= WHAT IS EXPECTED =
Your copy of the material below should match it exactly, except that it holds no pictures.

= PROVIDED DATA =
-- start --

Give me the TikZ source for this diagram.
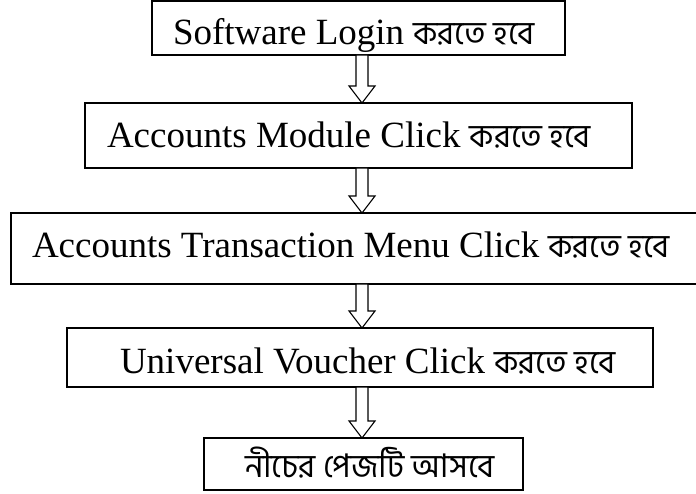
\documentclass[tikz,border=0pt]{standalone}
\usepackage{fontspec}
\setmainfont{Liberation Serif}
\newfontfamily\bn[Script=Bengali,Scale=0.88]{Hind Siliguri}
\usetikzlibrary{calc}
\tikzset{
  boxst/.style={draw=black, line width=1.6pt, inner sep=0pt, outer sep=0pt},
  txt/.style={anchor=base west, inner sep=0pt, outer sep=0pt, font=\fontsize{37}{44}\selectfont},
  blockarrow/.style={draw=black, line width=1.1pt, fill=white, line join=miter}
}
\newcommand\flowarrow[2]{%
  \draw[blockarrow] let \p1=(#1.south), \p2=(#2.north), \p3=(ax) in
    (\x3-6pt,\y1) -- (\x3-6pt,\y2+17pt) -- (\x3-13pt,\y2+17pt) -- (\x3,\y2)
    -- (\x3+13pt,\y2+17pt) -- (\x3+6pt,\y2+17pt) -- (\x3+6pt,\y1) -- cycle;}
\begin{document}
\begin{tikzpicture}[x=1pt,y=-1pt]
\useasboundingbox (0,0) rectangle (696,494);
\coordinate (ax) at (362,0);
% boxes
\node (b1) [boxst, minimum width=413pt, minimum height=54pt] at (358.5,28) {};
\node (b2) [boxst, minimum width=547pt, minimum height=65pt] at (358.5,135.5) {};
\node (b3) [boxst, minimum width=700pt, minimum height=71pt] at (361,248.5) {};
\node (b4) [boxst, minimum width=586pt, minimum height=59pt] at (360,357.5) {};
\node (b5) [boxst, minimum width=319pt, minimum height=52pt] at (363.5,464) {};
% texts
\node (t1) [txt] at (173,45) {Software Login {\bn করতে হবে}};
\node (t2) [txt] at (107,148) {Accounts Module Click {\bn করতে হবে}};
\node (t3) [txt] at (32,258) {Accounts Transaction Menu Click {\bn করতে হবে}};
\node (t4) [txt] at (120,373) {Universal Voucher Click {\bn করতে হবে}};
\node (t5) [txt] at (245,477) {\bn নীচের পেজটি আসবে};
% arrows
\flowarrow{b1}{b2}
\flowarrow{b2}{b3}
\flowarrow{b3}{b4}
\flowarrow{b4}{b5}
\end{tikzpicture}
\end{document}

-- end --

= ANSWER FOR THIS EXERCISE =
Give me the TikZ source for this diagram.
\documentclass[tikz,border=0pt]{standalone}
\usepackage{fontspec}
\setmainfont{Liberation Serif}
\newfontfamily\bn[Script=Bengali,Scale=0.88]{Hind Siliguri}
\usetikzlibrary{calc}
\tikzset{
  boxst/.style={draw=black, line width=1.6pt, inner sep=0pt, outer sep=0pt},
  txt/.style={anchor=base west, inner sep=0pt, outer sep=0pt, font=\fontsize{37}{44}\selectfont},
  blockarrow/.style={draw=black, line width=1.1pt, fill=white, line join=miter}
}
\newcommand\flowarrow[2]{%
  \draw[blockarrow] let \p1=(#1.south), \p2=(#2.north), \p3=(ax) in
    (\x3-6pt,\y1) -- (\x3-6pt,\y2+17pt) -- (\x3-13pt,\y2+17pt) -- (\x3,\y2)
    -- (\x3+13pt,\y2+17pt) -- (\x3+6pt,\y2+17pt) -- (\x3+6pt,\y1) -- cycle;}
\begin{document}
\begin{tikzpicture}[x=1pt,y=-1pt]
\useasboundingbox (0,0) rectangle (696,494);
\coordinate (ax) at (362,0);
% boxes
\node (b1) [boxst, minimum width=413pt, minimum height=54pt] at (358.5,28) {};
\node (b2) [boxst, minimum width=547pt, minimum height=65pt] at (358.5,135.5) {};
\node (b3) [boxst, minimum width=700pt, minimum height=71pt] at (361,248.5) {};
\node (b4) [boxst, minimum width=586pt, minimum height=59pt] at (360,357.5) {};
\node (b5) [boxst, minimum width=319pt, minimum height=52pt] at (363.5,464) {};
% texts
\node (t1) [txt] at (173,45) {Software Login {\bn করতে হবে}};
\node (t2) [txt] at (107,148) {Accounts Module Click {\bn করতে হবে}};
\node (t3) [txt] at (32,258) {Accounts Transaction Menu Click {\bn করতে হবে}};
\node (t4) [txt] at (120,373) {Universal Voucher Click {\bn করতে হবে}};
\node (t5) [txt] at (245,477) {\bn নীচের পেজটি আসবে};
% arrows
\flowarrow{b1}{b2}
\flowarrow{b2}{b3}
\flowarrow{b3}{b4}
\flowarrow{b4}{b5}
\end{tikzpicture}
\end{document}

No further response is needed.